NASA engineer Richard Whitcomb first tested the concept in the 1970s, predicting that precisely designed vertical wingtip devices could reduce induced drag by approximately 20% and improve overall lift-to-drag ratio by 6 to 9%. Flight tests confirmed those numbers almost exactly, demonstrating a 7% improvement in lift-to-drag ratio with a 20% reduction in induced drag.

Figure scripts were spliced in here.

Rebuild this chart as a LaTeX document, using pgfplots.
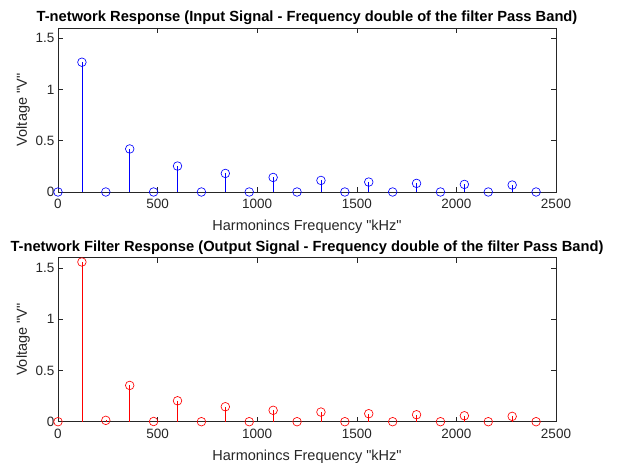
\documentclass[border=0pt]{standalone}
\usepackage{pgfplots}
\pgfplotsset{compat=1.18}
\usepackage{fontspec}
\setmainfont{Liberation Sans}[Ligatures=TeXOff]
\definecolor{axgray}{rgb}{0.15,0.15,0.15}
\definecolor{mblue}{rgb}{0,0,1}
\definecolor{mred}{rgb}{1,0,0}
\pgfplotsset{
  stemax/.style={
    scale only axis, width=498bp, height=164bp,
    xmin=0, xmax=2500, ymin=0, ymax=1.6,
    xtick={0,500,1000,1500,2000,2500},
    ytick={0,0.5,1,1.5},
    yticklabels={0,0.5,1,1.5},
    tick align=inside, tick pos=both,
    major tick length=5bp,
    axis line style={axgray, line width=0.6pt},
    every tick/.style={axgray, line width=0.6pt},
    tick label style={font=\fontsize{13.5bp}{15bp}\selectfont, text=axgray},
    xticklabel style={yshift=-4bp},
    label style={font=\fontsize{14.5bp}{16bp}\selectfont, text=axgray},
    title style={font=\bfseries\fontsize{14.7bp}{16bp}\selectfont, text=black, yshift=-6bp},
    /pgf/number format/assume math mode=true,
    /pgf/number format/1000 sep={},
    xlabel={Harmonincs Frequency "kHz"},
    ylabel={Voltage "V"},
    xlabel style={yshift=-4bp},
    ylabel style={yshift=-1bp},
    clip=false,
  },
  st/.style={draw=#1, line width=0.6pt, solid, mark=none, forget plot},
  stemmark/.style={only marks, mark=o, mark size=4.3bp, mark options={solid, draw=#1, fill=none, line width=0.65pt}},
}
\begin{document}
\begin{tikzpicture}
\path (0,0) rectangle (626bp,462bp);
\begin{axis}[stemax, at={(58bp,270bp)}, anchor=south west,
  title={T-network Response (Input Signal - Frequency double of the filter Pass Band)}]
\addplot[st=mblue] coordinates {(120,0) (120,1.266)};
\addplot[st=mblue] coordinates {(360,0) (360,0.42)};
\addplot[st=mblue] coordinates {(600,0) (600,0.253)};
\addplot[st=mblue] coordinates {(840,0) (840,0.181)};
\addplot[st=mblue] coordinates {(1080,0) (1080,0.142)};
\addplot[st=mblue] coordinates {(1320,0) (1320,0.113)};
\addplot[st=mblue] coordinates {(1560,0) (1560,0.097)};
\addplot[st=mblue] coordinates {(1800,0) (1800,0.084)};
\addplot[st=mblue] coordinates {(2040,0) (2040,0.074)};
\addplot[st=mblue] coordinates {(2280,0) (2280,0.068)};
\addplot[stemmark=mblue] coordinates {
(0,0) (120,1.266) (240,0) (360,0.42) (480,0) (600,0.253) (720,0) (840,0.181)
(960,0) (1080,0.142) (1200,0) (1320,0.113) (1440,0) (1560,0.097) (1680,0)
(1800,0.084) (1920,0) (2040,0.074) (2160,0) (2280,0.068) (2400,0)};
\end{axis}
\begin{axis}[stemax, at={(58bp,40.3bp)}, anchor=south west,
  title={T-network Filter Response (Output Signal - Frequency double of the filter Pass Band)}]
\addplot[st=mred] coordinates {(120,0) (120,1.558)};
\addplot[st=mred] coordinates {(240,0) (240,0.013)};
\addplot[st=mred] coordinates {(360,0) (360,0.354)};
\addplot[st=mred] coordinates {(600,0) (600,0.204)};
\addplot[st=mred] coordinates {(840,0) (840,0.146)};
\addplot[st=mred] coordinates {(1080,0) (1080,0.111)};
\addplot[st=mred] coordinates {(1320,0) (1320,0.094)};
\addplot[st=mred] coordinates {(1560,0) (1560,0.078)};
\addplot[st=mred] coordinates {(1800,0) (1800,0.068)};
\addplot[st=mred] coordinates {(2040,0) (2040,0.058)};
\addplot[st=mred] coordinates {(2280,0) (2280,0.052)};
\addplot[stemmark=mred] coordinates {
(0,0) (120,1.558) (240,0.013) (360,0.354) (480,0.002) (600,0.204) (720,0) (840,0.146)
(960,0) (1080,0.111) (1200,0) (1320,0.094) (1440,0) (1560,0.078) (1680,0)
(1800,0.068) (1920,0) (2040,0.058) (2160,0) (2280,0.052) (2400,0)};
\end{axis}
\end{tikzpicture}
\end{document}
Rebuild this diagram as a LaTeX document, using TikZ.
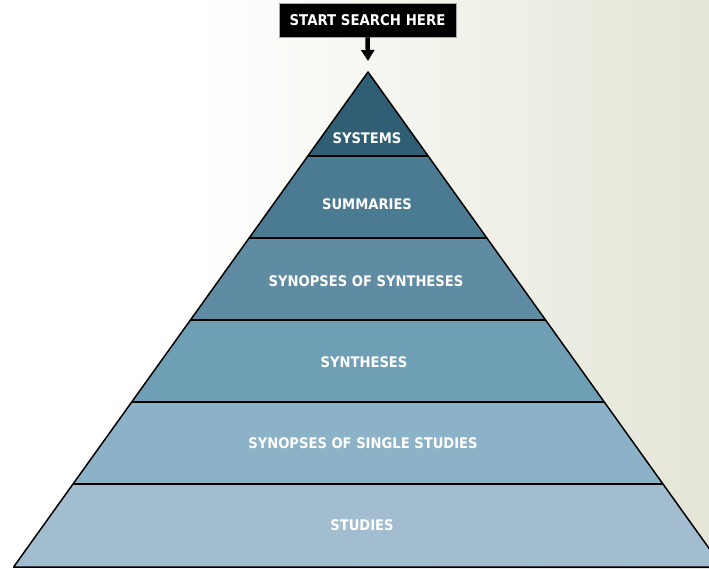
\documentclass[tikz,border=0pt]{standalone}
\usepackage{fontspec}
\newfontfamily\labfont[FakeStretch=0.9]{DejaVu Sans}
\usetikzlibrary{arrows.meta}
\definecolor{bgright}{HTML}{E4E5D6}
\definecolor{bandA}{HTML}{305F75}
\definecolor{bandB}{HTML}{4B7B92}
\definecolor{bandC}{HTML}{5F8CA2}
\definecolor{bandD}{HTML}{6F9FB5}
\definecolor{bandE}{HTML}{8BB2C6}
\definecolor{bandF}{HTML}{A1BDCF}
\tikzset{
  lab/.style={text=white,font=\labfont\bfseries\fontsize{14.6}{16}\selectfont,inner sep=0pt},
  sep/.style={line width=1.8pt,draw=black},
  edge/.style={line width=1.5pt,draw=black,line join=round},
  startbox/.style={fill=black,draw=gray!70,line width=0.6pt,minimum width=177pt,minimum height=34pt,inner sep=0pt,text=white,font=\labfont\bfseries\fontsize{14.8}{16}\selectfont},
}
\begin{document}
\begin{tikzpicture}[x=1pt,y=-1pt]
\useasboundingbox (0,0) rectangle (709,569);
\clip (0,0) rectangle (709,569);
% background
\fill[white] (0,0) rectangle (200,569);
\shade[left color=white,right color=bgright] (200,0) rectangle (709,569);
% bands
\fill[bandA] (368,72) -- (428.1,156) -- (307.9,156) -- cycle;
\fill[bandB] (307.9,156) -- (428.1,156) -- (486.9,238) -- (249.1,238) -- cycle;
\fill[bandC] (249.1,238) -- (486.9,238) -- (545.6,320) -- (190.4,320) -- cycle;
\fill[bandD] (190.4,320) -- (545.6,320) -- (604.3,402) -- (131.7,402) -- cycle;
\fill[bandE] (131.7,402) -- (604.3,402) -- (663,484) -- (73,484) -- cycle;
\fill[bandF] (73,484) -- (663,484) -- (722.4,567) -- (13.6,567) -- cycle;
% separators
\draw[sep] (307.9,156) -- (428.1,156);
\draw[sep] (249.1,238) -- (486.9,238);
\draw[sep] (190.4,320) -- (545.6,320);
\draw[sep] (131.7,402) -- (604.3,402);
\draw[sep] (73,484) -- (663,484);
% outline
\coordinate (apex) at (368,72);
\draw[edge] (13.6,567) -- (apex) -- (722.4,567) -- cycle;
% labels
\node[lab] (systems) at (367,138) {SYSTEMS};
\node[lab] (summaries) at (367,204) {SUMMARIES};
\node[lab] (synsyn) at (366,281) {SYNOPSES OF SYNTHESES};
\node[lab] (syntheses) at (364,362) {SYNTHESES};
\node[lab] (synsingle) at (363,443) {SYNOPSES OF SINGLE STUDIES};
\node[lab] (studies) at (362,525) {STUDIES};
% start box and arrow
\node[startbox] (start) at (367.5,20) {START SEARCH HERE};
\coordinate (tip) at (368,61);
\draw[line width=4.5pt,-{Triangle[width=13pt,length=11pt]}] (start.south) -- (tip);
\end{tikzpicture}
\end{document}
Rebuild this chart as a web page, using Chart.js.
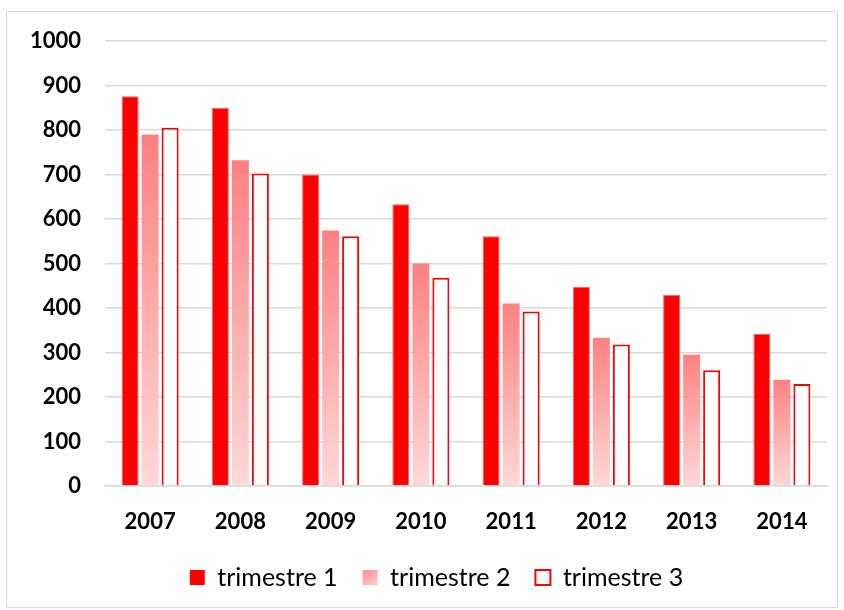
<!DOCTYPE html>
<html lang="fr">
<head>
<meta charset="UTF-8">
<title>trimestres</title>
<script src="https://cdn.jsdelivr.net/npm/chart.js"></script>
<style>
  body { margin: 0; background: #fff; }
  #box { position: absolute; left: 6px; top: 11px; width: 830px; height: 595px; border: 1px solid #d9d9d9; }
  #myChart { position: absolute; left: 0; top: 0; }
</style>
</head>
<body>
<div id="box"><canvas id="myChart" width="837" height="595"></canvas></div>
<script>
const years = ['2007', '2008', '2009', '2010', '2011', '2012', '2013', '2014'];
const trim1 = [876, 850, 700, 633, 561, 448, 430, 342];
const trim2 = [790, 732, 574, 500, 410, 333, 295, 239];
const trim3 = [805, 702, 561, 468, 392, 318, 260, 229];
const yTicks = [0, 100, 200, 300, 400, 500, 600, 700, 800, 900, 1000];

function pinkGrad(c, x0, y0, x1, y1) {
  const g = c.createLinearGradient(x0, y0, x1, y1);
  g.addColorStop(0, '#ff8080');
  g.addColorStop(1, '#ffd8d8');
  return g;
}

// light-red gradient for the 2nd series, one per bar, and for its legend box
const barGradient = {
  id: 'barGradient',
  afterDatasetsUpdate(chart) {
    const c = chart.ctx;
    chart.getDatasetMeta(1).data.forEach(bar => {
      const l = bar.x - bar.width / 2, r = bar.x + bar.width / 2;
      bar.options = Object.assign({}, bar.options, { backgroundColor: pinkGrad(c, l, bar.y, r, bar.base) });
    });
  },
  beforeDraw(chart) {
    const lg = chart.legend;
    if (!lg || !lg.legendHitBoxes || !lg.legendHitBoxes[1]) return;
    const hb = lg.legendHitBoxes[1];
    lg.legendItems[1].fillStyle = pinkGrad(chart.ctx, hb.left, hb.top, hb.left + 15, hb.top + hb.height);
  }
};

new Chart(document.getElementById('myChart'), {
  type: 'bar',
  data: {
    labels: years,
    datasets: [
      { label: 'trimestre 1', data: trim1, backgroundColor: '#ff0000', borderColor: '#ff6060', borderWidth: 1 },
      { label: 'trimestre 2', data: trim2, backgroundColor: '#ffa0a0', borderWidth: 0 },
      { label: 'trimestre 3', data: trim3, backgroundColor: '#ffffff', borderColor: '#ff0000', borderWidth: 2 }
    ]
  },
  options: {
    responsive: false,
    animation: false,
    layout: { padding: { top: 29, right: 0, left: 22, bottom: 7 } },
    datasets: { bar: { categoryPercentage: 0.665, barPercentage: 0.85 } },
    scales: {
      x: {
        grid: { display: false, drawTicks: false },
        border: { display: true, color: '#d9d9d9', width: 1.5 },
        ticks: { padding: 23, color: '#000', font: { family: 'Lato', size: 22, weight: 'bold' } },
        afterFit: axis => { axis.height = 54; axis.paddingLeft = 0; axis.paddingRight = 0; }
      },
      y: {
        min: 0, max: 1000,
        afterBuildTicks: axis => { axis.ticks = yTicks.map(v => ({ value: v })); },
        grid: { color: '#d9d9d9', lineWidth: 1.5, drawTicks: false },
        border: { display: false },
        ticks: {
          padding: 24, color: '#000',
          font: { family: 'Lato', size: 22, weight: 'bold' },
          callback: v => String(v)
        },
        afterFit: axis => { axis.width = 76; axis.paddingTop = 0; axis.paddingBottom = 0; }
      },
      // empty right axis: only keeps room so the legend sits where it does in the original
      yR: {
        position: 'right',
        grid: { display: false, drawTicks: false },
        border: { display: false },
        ticks: { display: false },
        afterFit: axis => { axis.width = 17; axis.paddingTop = 0; axis.paddingBottom = 0; }
      }
    },
    plugins: {
      legend: {
        position: 'bottom',
        labels: {
          color: '#000',
          boxWidth: 15, boxHeight: 15,
          padding: 25,
          font: { family: 'Lato', size: 25 },
          generateLabels: chart => chart.data.datasets.map((ds, i) => ({
            text: ds.label,
            datasetIndex: i,
            fillStyle: ds.backgroundColor,
            strokeStyle: i === 2 ? '#ff0000' : ds.backgroundColor,
            lineWidth: i === 2 ? 2 : 0,
            fontColor: '#000'
          }))
        }
      },
      tooltip: { enabled: false }
    }
  },
  plugins: [barGradient]
});
</script>
</body>
</html>
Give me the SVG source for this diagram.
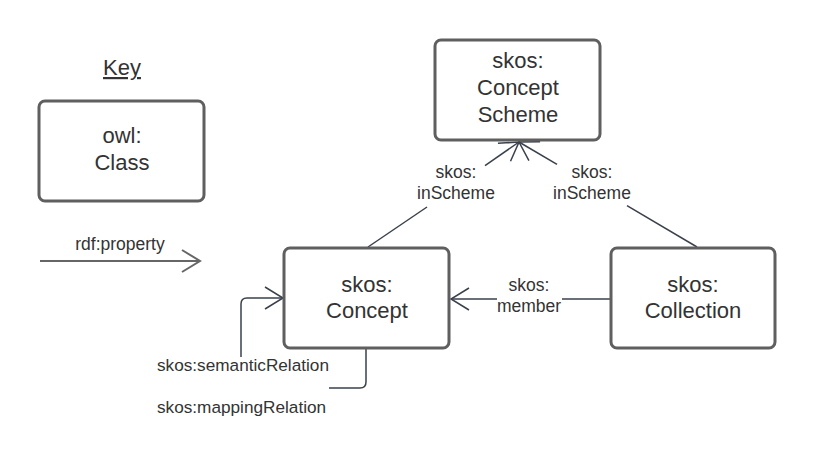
<svg xmlns="http://www.w3.org/2000/svg" width="815" height="461" viewBox="0 0 815 461">
<style>
.box{fill:#fff;stroke:#5f5f5f;stroke-width:3}
.bt{font-family:"Liberation Sans",Arial,sans-serif;font-size:22px;fill:#333;text-anchor:middle}
.lt{font-family:"Liberation Sans",Arial,sans-serif;font-size:17.5px;fill:#333;text-anchor:middle}
.st{font-family:"Liberation Sans",Arial,sans-serif;font-size:17.2px;fill:#333}
.c{fill:none;stroke:#3a414b;stroke-width:1.5}
</style>
<defs>
<marker id="arr" markerUnits="userSpaceOnUse" markerWidth="24" markerHeight="26" refX="19" refY="11" orient="auto" overflow="visible">
<path d="M1,0 L19,11 L1,22" fill="none" stroke="#3a414b" stroke-width="1.5"/>
</marker>
<marker id="arrk" markerUnits="userSpaceOnUse" markerWidth="24" markerHeight="26" refX="19" refY="11" orient="auto" overflow="visible">
<path d="M1,0 L19,11 L1,22" fill="none" stroke="#666" stroke-width="2"/>
</marker>
</defs>
<rect width="815" height="461" fill="#fff"/>
<g id="key">
<text x="122" y="75" class="bt" text-decoration="underline">Key</text>
</g>
<g id="key-class">
<rect x="39" y="101" width="165" height="100" rx="6" class="box"/>
<text x="122" y="143" class="bt">owl:</text>
<text x="122" y="170" class="bt">Class</text>
</g>
<g id="key-property">
<text x="120" y="250" class="lt">rdf:property</text>
<line x1="40" y1="261" x2="200" y2="261" stroke="#666" stroke-width="2" marker-end="url(#arrk)"/>
</g>
<g id="connectors">
<line x1="368" y1="247" x2="427" y2="207" class="c"/>
<line x1="485" y1="165.7" x2="519" y2="142" class="c" marker-end="url(#arr)"/>
<line x1="697" y1="247" x2="627" y2="205.7" class="c"/>
<line x1="557" y1="164.4" x2="519" y2="142" class="c" marker-end="url(#arr)"/>
<line x1="611" y1="299" x2="562" y2="299" class="c" stroke-width="2.5"/>
<line x1="497" y1="299" x2="451" y2="299" class="c" stroke-width="2.5" marker-end="url(#arr)"/>
<path d="M366,349 V382 Q366,388 360,388 H329" class="c"/>
<path d="M241,357 V304 Q241,298 247,298 H283" class="c" marker-end="url(#arr)"/>
<text x="456" y="178" class="lt">skos:</text>
<text x="456" y="199" class="lt">inScheme</text>
<text x="592" y="178" class="lt">skos:</text>
<text x="592" y="199" class="lt">inScheme</text>
<text x="529" y="291" class="lt">skos:</text>
<text x="529" y="312" class="lt">member</text>
<text x="157" y="371" class="st">skos:semanticRelation</text>
<text x="157" y="413" class="st">skos:mappingRelation</text>
</g>
<g id="concept-scheme">
<rect x="435" y="40" width="165" height="100" rx="6" class="box"/>
<text x="518" y="68" class="bt">skos:</text>
<text x="518" y="95" class="bt">Concept</text>
<text x="518" y="122" class="bt">Scheme</text>
</g>
<g id="concept">
<rect x="284" y="248" width="165" height="100" rx="6" class="box"/>
<text x="367" y="292" class="bt">skos:</text>
<text x="367" y="318" class="bt">Concept</text>
</g>
<g id="collection">
<rect x="611" y="248" width="164" height="100" rx="6" class="box"/>
<text x="693" y="292" class="bt">skos:</text>
<text x="693" y="318" class="bt">Collection</text>
</g>
</svg>
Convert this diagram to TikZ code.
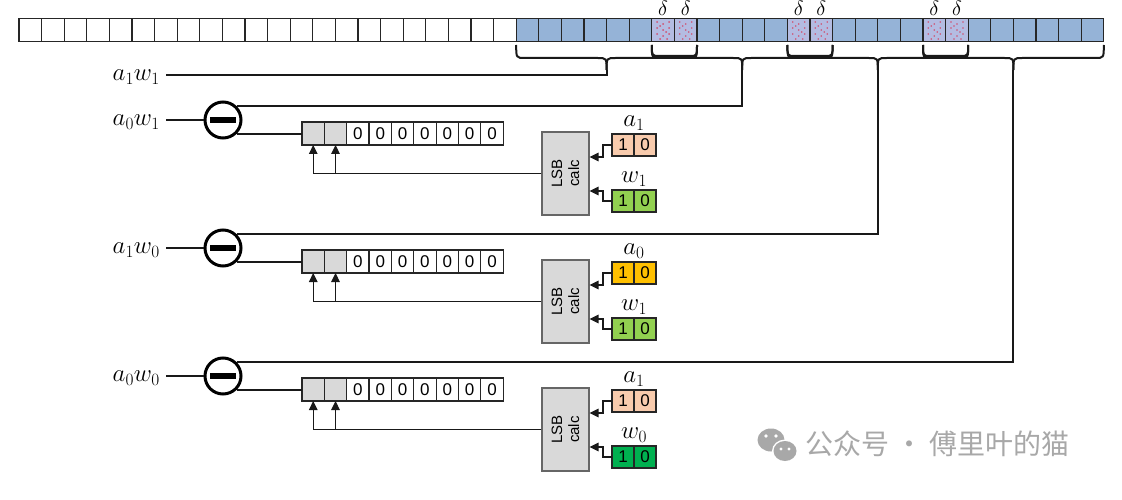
\documentclass[tikz,border=0pt]{standalone}
\usepackage{fontspec}
\newfontfamily\arial{Liberation Sans}
\newfontfamily\cjk{Noto Sans CJK SC}
\usetikzlibrary{arrows.meta}
\definecolor{barblue}{HTML}{95B3D7}
\definecolor{dotblue}{HTML}{B4BCE2}
\definecolor{dotred}{HTML}{D05070}
\definecolor{cellgray}{HTML}{D9D9D9}
\definecolor{aorange}{HTML}{F8CBAD}
\definecolor{ayellow}{HTML}{FFC000}
\definecolor{wlight}{HTML}{92D050}
\definecolor{wdark}{HTML}{00B050}
\definecolor{wmgray}{HTML}{A8A8A8}
\begin{document}
\begin{tikzpicture}[x=1pt,y=-1pt,
  topcell/.style={draw=black!85, line width=1.3pt, minimum width=22.6pt, minimum height=23pt, inner sep=0pt, outer sep=0pt},
  regcell/.style={draw=black!85, line width=1.2pt, minimum width=22.35pt, minimum height=23pt, inner sep=0pt, outer sep=0pt, font=\arial\fontsize{17}{17}\selectfont},
  smallcell/.style={draw=black!85, line width=1.2pt, minimum width=22pt, minimum height=22pt, inner sep=0pt, outer sep=0pt, font=\arial\fontsize{17}{17}\selectfont},
  wire/.style={line width=2pt, black!90},
  bracepath/.style={line width=2pt, black!90},
  arr/.style={line width=1.3pt, black!90, -{Triangle[length=9pt,width=8.5pt]}},
  minus/.style={circle, draw, line width=3pt, minimum size=36pt, inner sep=0pt},
  minusbar/.style={fill=black, minimum width=26pt, minimum height=6pt, inner sep=0pt},
  lsb/.style={draw=black!60, line width=1.2pt, fill=cellgray, minimum width=47pt, minimum height=83pt, inner sep=0pt},
  lsbtext/.style={rotate=90, align=center, font=\arial\fontsize{15}{17}\selectfont, inner sep=0pt},
  lab/.style={font=\fontsize{25}{25}\selectfont, inner sep=0pt},
  dlab/.style={font=\fontsize{22}{22}\selectfont, inner sep=0pt, anchor=base}
]
\useasboundingbox (0,0) rectangle (1122,500);
\fill[white] (0,0) rectangle (1122,500);

% top bar
\foreach \i in {0,...,21}
  \node[topcell, fill=white] (c\i) at ({30.3+22.6*\i},30) {};
\foreach \i in {22,...,27,30,31,32,33,36,37,38,39,42,43,44,45,46,47}
  \node[topcell, fill=barblue] (c\i) at ({30.3+22.6*\i},30) {};
\foreach \i in {28,29,34,35,40,41} {
  \node[topcell, fill=dotblue] (c\i) at ({30.3+22.6*\i},30) {};
  \foreach \dx/\dy in {-6/-8,0/-6,6/-8,-6/-2,0/0,6/-2,-6/4,0/6,6/4,-3/9,4/9,-3/-4,3/2}
    \fill[dotred] ([shift={(\dx,\dy)}]c\i.center) circle (0.9);
  \node[dlab] (d\i) at ({30.3+22.6*\i},16) {$\delta$};
}

% small braces
\foreach \p in {28,34,40} {
  \pgfmathsetmacro\xl{19+22.6*\p}
  \pgfmathsetmacro\xr{\xl+45.2}
  \draw[bracepath] (\xl,45) .. controls (\xl,56) .. ({\xl+8},56) -- ({\xr-8},56) .. controls (\xr,56) .. (\xr,45);
}
% big braces
\foreach \k in {0,1,2,3} {
  \pgfmathsetmacro\xl{19+22.6*(22+6*\k)}
  \pgfmathsetmacro\xc{\xl+90.4}
  \pgfmathsetmacro\xr{\xl+180.8}
  \draw[bracepath] (\xl,45) .. controls (\xl,58) .. ({\xl+9},58) -- ({\xc-9},58) .. controls (\xc,58) .. (\xc,70) coordinate (t\k);
  \draw[bracepath] (\xc,70) .. controls (\xc,58) .. ({\xc+9},58) -- ({\xr-9},58) .. controls (\xr,58) .. (\xr,45);
}

% first wire a1w1
\node[lab, anchor=east] (L0) at (160,77) {$a_1w_1$};
\coordinate (S0) at (166,75);
\draw[wire] (S0) -| (t0);

% sections
\foreach \s/\al/\wl/\ac/\wc/\ll in {0/a_1/w_1/aorange/wlight/a_0w_1, 1/a_0/w_1/ayellow/wlight/a_1w_0, 2/a_1/w_0/aorange/wdark/a_0w_0} {
  \pgfmathsetmacro\dy{\s*128}
  \pgfmathtruncatemacro\tk{\s+1}
  \node[lab, anchor=east] (LL\s) at (160,{122+\dy}) {$\ll$};
  \coordinate (S\s) at (166,{120+\dy});
  \node[minus] (m\s) at (223,{120+\dy}) {};
  \node[minusbar] (mb\s) at (m\s) {};
  \draw[wire] (S\s) -- (m\s.west);
  \draw[wire] (t\tk) |- (m\s.46);
  \foreach \i in {0,1}
    \node[regcell, fill=cellgray] (r\s-\i) at ({313.2+22.35*\i},{133.5+\dy}) {};
  \foreach \i in {2,...,8}
    \node[regcell, fill=white] (r\s-\i) at ({313.2+22.35*\i},{133.5+\dy}) {0};
  \draw[wire] (m\s.-46) -- (m\s.-46 -| r\s-0.west);
  \node[lsb] (b\s) at (565.5,{173.5+\dy}) {};
  \node[lsbtext] (bt\s) at (b\s) {LSB\\calc};
  \draw[arr] (b\s.west) -| (r\s-1.south);
  \draw[arr] (b\s.west) -| (r\s-0.south);
  \node[smallcell, fill=\ac] (a\s-0) at (623,{145+\dy}) {1};
  \node[smallcell, fill=\ac] (a\s-1) at (645,{145+\dy}) {0};
  \node[lab] (al\s) at (634,{123+\dy}) {$\al$};
  \node[smallcell, fill=\wc] (w\s-0) at (623,{201+\dy}) {1};
  \node[smallcell, fill=\wc] (w\s-1) at (645,{201+\dy}) {0};
  \node[lab] (wl\s) at (634,{179+\dy}) {$\wl$};
  \draw[arr] (a\s-0.west) -- ++(-9,0) |- ([yshift=16.5pt]b\s.east);
  \draw[arr] (w\s-0.west) -- ++(-9,0) |- ([yshift=-17.5pt]b\s.east);
}

% watermark
\fill[wmgray] (771,440) ellipse (13.5 and 11.5);
\fill[white] (785,451) ellipse (13 and 11.5);
\fill[wmgray] (785,451) ellipse (11.5 and 10);
\fill[white] (766,436) circle (1.9) (776,436) circle (1.9);
\fill[white] (781,449) circle (1.6) (789,449) circle (1.6);
\node[font=\cjk\fontsize{28}{28}\selectfont, text=wmgray, anchor=west, inner sep=0pt] (wm) at (805,444) {公众号 · 傅里叶的猫};
\end{tikzpicture}
\end{document}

Modern blended winglets, which curve smoothly upward from the wingtip rather than attaching at a sharp angle, deliver between 4 and 6% fuel savings in real airline operations. For a single Southwest Airlines Boeing 737-700, that translates to roughly 100,000 gallons of fuel saved per year. More advanced designs, like spiroid winglets (a looped configuration), have shown fuel savings exceeding 10% in testing. Winglets work by weakening the vortex at the tip and, in some designs, actually converting some of the vortex energy into a small amount of forward thrust, similar to a sailboat tacking into the wind.

The Core Equation

For those who want the math, the induced drag coefficient (Cdi) is calculated as the square of the lift coefficient divided by pi times the aspect ratio times the efficiency factor:

Cdi = CL² / (π × AR × e)

This single equation captures all the key relationships. Induced drag increases with the square of the lift coefficient (which rises with weight and angle of attack). It decreases with higher aspect ratio. And it decreases as the lift distribution approaches the elliptical ideal (as “e” approaches 1.0). Every strategy for reducing induced drag, whether it’s building longer wings, adding winglets, or optimizing the wing’s twist and taper, traces back to improving one of these variables.